Write the data out again exactly, dropping any images it holds.

=== Material provided ===

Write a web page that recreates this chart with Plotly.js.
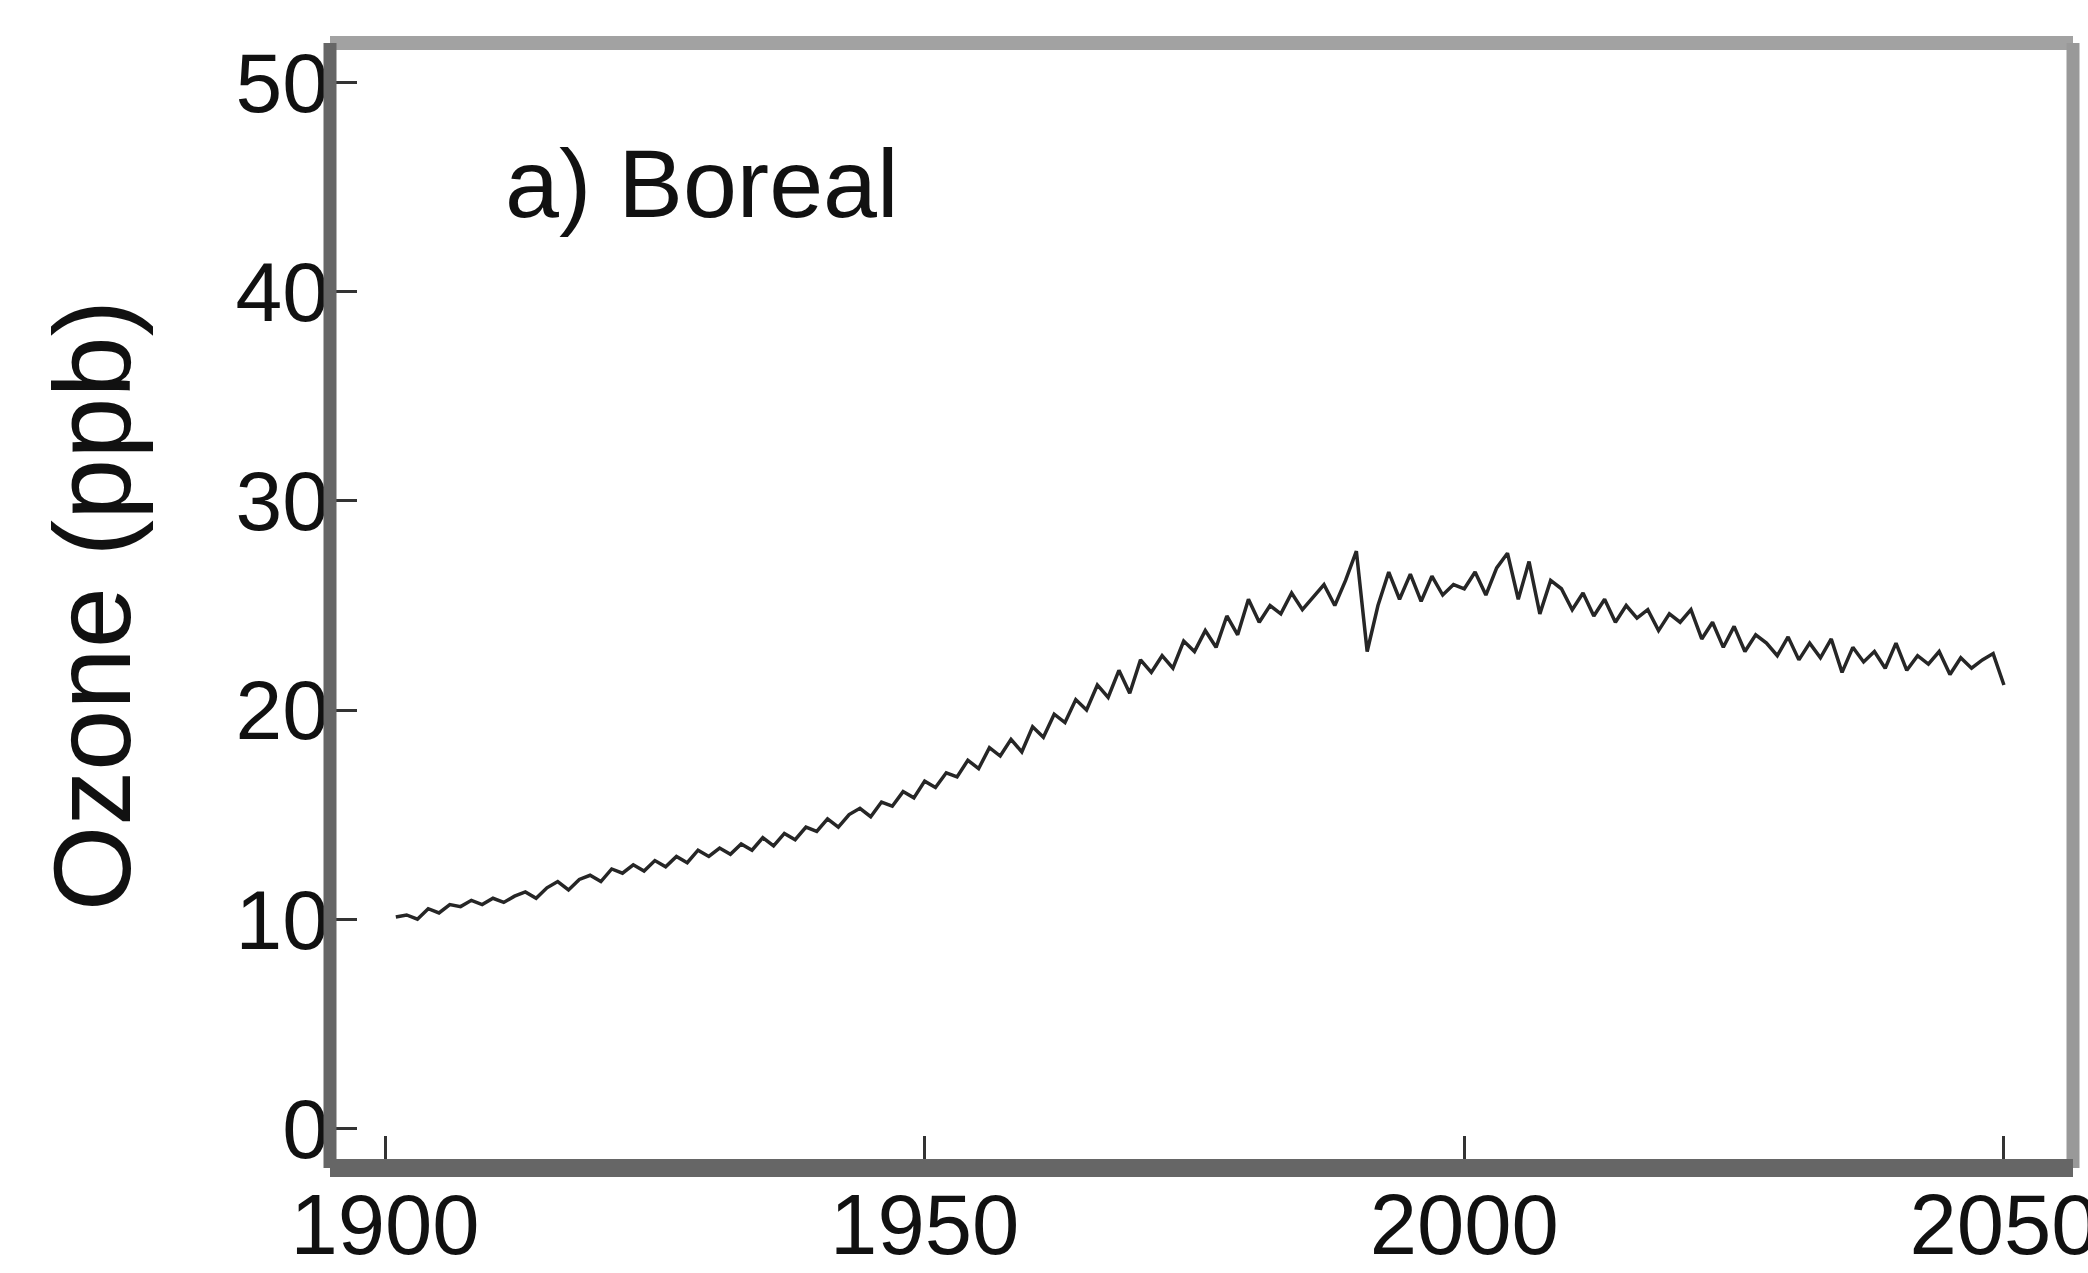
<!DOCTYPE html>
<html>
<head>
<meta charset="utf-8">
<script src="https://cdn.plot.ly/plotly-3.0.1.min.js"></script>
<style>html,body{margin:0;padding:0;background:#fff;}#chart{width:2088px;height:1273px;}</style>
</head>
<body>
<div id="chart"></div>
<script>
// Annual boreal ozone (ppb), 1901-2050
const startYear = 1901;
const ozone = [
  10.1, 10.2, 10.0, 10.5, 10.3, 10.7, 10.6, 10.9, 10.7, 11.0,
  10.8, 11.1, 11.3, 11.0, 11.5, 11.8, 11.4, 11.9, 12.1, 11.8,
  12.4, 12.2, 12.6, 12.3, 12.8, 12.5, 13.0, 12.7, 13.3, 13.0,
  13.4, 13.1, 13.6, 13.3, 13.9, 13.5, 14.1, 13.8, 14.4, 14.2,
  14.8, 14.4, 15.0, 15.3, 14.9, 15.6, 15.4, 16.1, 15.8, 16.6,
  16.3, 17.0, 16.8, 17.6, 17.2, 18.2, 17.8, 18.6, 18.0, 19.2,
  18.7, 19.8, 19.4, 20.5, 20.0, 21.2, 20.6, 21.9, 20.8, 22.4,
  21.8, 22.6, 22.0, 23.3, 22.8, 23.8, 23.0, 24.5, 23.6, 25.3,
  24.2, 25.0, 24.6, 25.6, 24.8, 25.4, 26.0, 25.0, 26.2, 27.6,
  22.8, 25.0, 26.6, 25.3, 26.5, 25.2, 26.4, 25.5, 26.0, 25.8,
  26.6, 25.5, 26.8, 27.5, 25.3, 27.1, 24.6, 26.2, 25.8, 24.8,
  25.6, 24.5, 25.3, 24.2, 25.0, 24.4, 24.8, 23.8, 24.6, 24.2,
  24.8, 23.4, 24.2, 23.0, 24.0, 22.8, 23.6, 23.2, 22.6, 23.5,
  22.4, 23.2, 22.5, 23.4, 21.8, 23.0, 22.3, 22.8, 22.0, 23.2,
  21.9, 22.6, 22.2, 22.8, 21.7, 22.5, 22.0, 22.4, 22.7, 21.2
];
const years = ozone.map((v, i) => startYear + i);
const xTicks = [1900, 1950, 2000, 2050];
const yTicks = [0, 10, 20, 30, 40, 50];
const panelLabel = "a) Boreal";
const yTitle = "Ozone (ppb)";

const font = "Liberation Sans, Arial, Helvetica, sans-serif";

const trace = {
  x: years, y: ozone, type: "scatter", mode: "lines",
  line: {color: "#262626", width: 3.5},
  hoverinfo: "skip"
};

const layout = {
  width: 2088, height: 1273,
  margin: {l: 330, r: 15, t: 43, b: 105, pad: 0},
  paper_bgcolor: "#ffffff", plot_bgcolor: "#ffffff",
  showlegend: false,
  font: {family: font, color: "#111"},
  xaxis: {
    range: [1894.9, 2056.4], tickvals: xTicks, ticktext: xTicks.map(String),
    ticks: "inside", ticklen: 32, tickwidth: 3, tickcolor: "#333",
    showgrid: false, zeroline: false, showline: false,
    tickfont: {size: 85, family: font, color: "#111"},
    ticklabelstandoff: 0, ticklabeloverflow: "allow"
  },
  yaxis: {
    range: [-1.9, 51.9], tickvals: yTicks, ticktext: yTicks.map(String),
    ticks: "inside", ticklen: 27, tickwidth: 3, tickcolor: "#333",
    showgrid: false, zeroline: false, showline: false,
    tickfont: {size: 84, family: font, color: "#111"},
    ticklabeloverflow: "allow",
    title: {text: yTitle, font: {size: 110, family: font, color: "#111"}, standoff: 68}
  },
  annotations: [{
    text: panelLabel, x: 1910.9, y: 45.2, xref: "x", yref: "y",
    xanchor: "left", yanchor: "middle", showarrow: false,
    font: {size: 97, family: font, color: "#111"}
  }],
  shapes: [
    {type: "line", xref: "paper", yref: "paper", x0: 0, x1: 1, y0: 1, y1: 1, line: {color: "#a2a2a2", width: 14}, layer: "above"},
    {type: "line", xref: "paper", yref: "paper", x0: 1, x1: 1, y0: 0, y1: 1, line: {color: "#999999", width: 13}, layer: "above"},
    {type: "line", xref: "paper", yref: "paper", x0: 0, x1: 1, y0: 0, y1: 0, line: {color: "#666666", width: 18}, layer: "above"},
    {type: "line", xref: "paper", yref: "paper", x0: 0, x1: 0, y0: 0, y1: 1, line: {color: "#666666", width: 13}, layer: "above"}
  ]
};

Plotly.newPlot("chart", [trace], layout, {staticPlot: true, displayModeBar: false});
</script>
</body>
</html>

===

**Answer in full:**
Write a web page that recreates this chart with Plotly.js.
<!DOCTYPE html>
<html>
<head>
<meta charset="utf-8">
<script src="https://cdn.plot.ly/plotly-3.0.1.min.js"></script>
<style>html,body{margin:0;padding:0;background:#fff;}#chart{width:2088px;height:1273px;}</style>
</head>
<body>
<div id="chart"></div>
<script>
// Annual boreal ozone (ppb), 1901-2050
const startYear = 1901;
const ozone = [
  10.1, 10.2, 10.0, 10.5, 10.3, 10.7, 10.6, 10.9, 10.7, 11.0,
  10.8, 11.1, 11.3, 11.0, 11.5, 11.8, 11.4, 11.9, 12.1, 11.8,
  12.4, 12.2, 12.6, 12.3, 12.8, 12.5, 13.0, 12.7, 13.3, 13.0,
  13.4, 13.1, 13.6, 13.3, 13.9, 13.5, 14.1, 13.8, 14.4, 14.2,
  14.8, 14.4, 15.0, 15.3, 14.9, 15.6, 15.4, 16.1, 15.8, 16.6,
  16.3, 17.0, 16.8, 17.6, 17.2, 18.2, 17.8, 18.6, 18.0, 19.2,
  18.7, 19.8, 19.4, 20.5, 20.0, 21.2, 20.6, 21.9, 20.8, 22.4,
  21.8, 22.6, 22.0, 23.3, 22.8, 23.8, 23.0, 24.5, 23.6, 25.3,
  24.2, 25.0, 24.6, 25.6, 24.8, 25.4, 26.0, 25.0, 26.2, 27.6,
  22.8, 25.0, 26.6, 25.3, 26.5, 25.2, 26.4, 25.5, 26.0, 25.8,
  26.6, 25.5, 26.8, 27.5, 25.3, 27.1, 24.6, 26.2, 25.8, 24.8,
  25.6, 24.5, 25.3, 24.2, 25.0, 24.4, 24.8, 23.8, 24.6, 24.2,
  24.8, 23.4, 24.2, 23.0, 24.0, 22.8, 23.6, 23.2, 22.6, 23.5,
  22.4, 23.2, 22.5, 23.4, 21.8, 23.0, 22.3, 22.8, 22.0, 23.2,
  21.9, 22.6, 22.2, 22.8, 21.7, 22.5, 22.0, 22.4, 22.7, 21.2
];
const years = ozone.map((v, i) => startYear + i);
const xTicks = [1900, 1950, 2000, 2050];
const yTicks = [0, 10, 20, 30, 40, 50];
const panelLabel = "a) Boreal";
const yTitle = "Ozone (ppb)";

const font = "Liberation Sans, Arial, Helvetica, sans-serif";

const trace = {
  x: years, y: ozone, type: "scatter", mode: "lines",
  line: {color: "#262626", width: 3.5},
  hoverinfo: "skip"
};

const layout = {
  width: 2088, height: 1273,
  margin: {l: 330, r: 15, t: 43, b: 105, pad: 0},
  paper_bgcolor: "#ffffff", plot_bgcolor: "#ffffff",
  showlegend: false,
  font: {family: font, color: "#111"},
  xaxis: {
    range: [1894.9, 2056.4], tickvals: xTicks, ticktext: xTicks.map(String),
    ticks: "inside", ticklen: 32, tickwidth: 3, tickcolor: "#333",
    showgrid: false, zeroline: false, showline: false,
    tickfont: {size: 85, family: font, color: "#111"},
    ticklabelstandoff: 0, ticklabeloverflow: "allow"
  },
  yaxis: {
    range: [-1.9, 51.9], tickvals: yTicks, ticktext: yTicks.map(String),
    ticks: "inside", ticklen: 27, tickwidth: 3, tickcolor: "#333",
    showgrid: false, zeroline: false, showline: false,
    tickfont: {size: 84, family: font, color: "#111"},
    ticklabeloverflow: "allow",
    title: {text: yTitle, font: {size: 110, family: font, color: "#111"}, standoff: 68}
  },
  annotations: [{
    text: panelLabel, x: 1910.9, y: 45.2, xref: "x", yref: "y",
    xanchor: "left", yanchor: "middle", showarrow: false,
    font: {size: 97, family: font, color: "#111"}
  }],
  shapes: [
    {type: "line", xref: "paper", yref: "paper", x0: 0, x1: 1, y0: 1, y1: 1, line: {color: "#a2a2a2", width: 14}, layer: "above"},
    {type: "line", xref: "paper", yref: "paper", x0: 1, x1: 1, y0: 0, y1: 1, line: {color: "#999999", width: 13}, layer: "above"},
    {type: "line", xref: "paper", yref: "paper", x0: 0, x1: 1, y0: 0, y1: 0, line: {color: "#666666", width: 18}, layer: "above"},
    {type: "line", xref: "paper", yref: "paper", x0: 0, x1: 0, y0: 0, y1: 1, line: {color: "#666666", width: 13}, layer: "above"}
  ]
};

Plotly.newPlot("chart", [trace], layout, {staticPlot: true, displayModeBar: false});
</script>
</body>
</html>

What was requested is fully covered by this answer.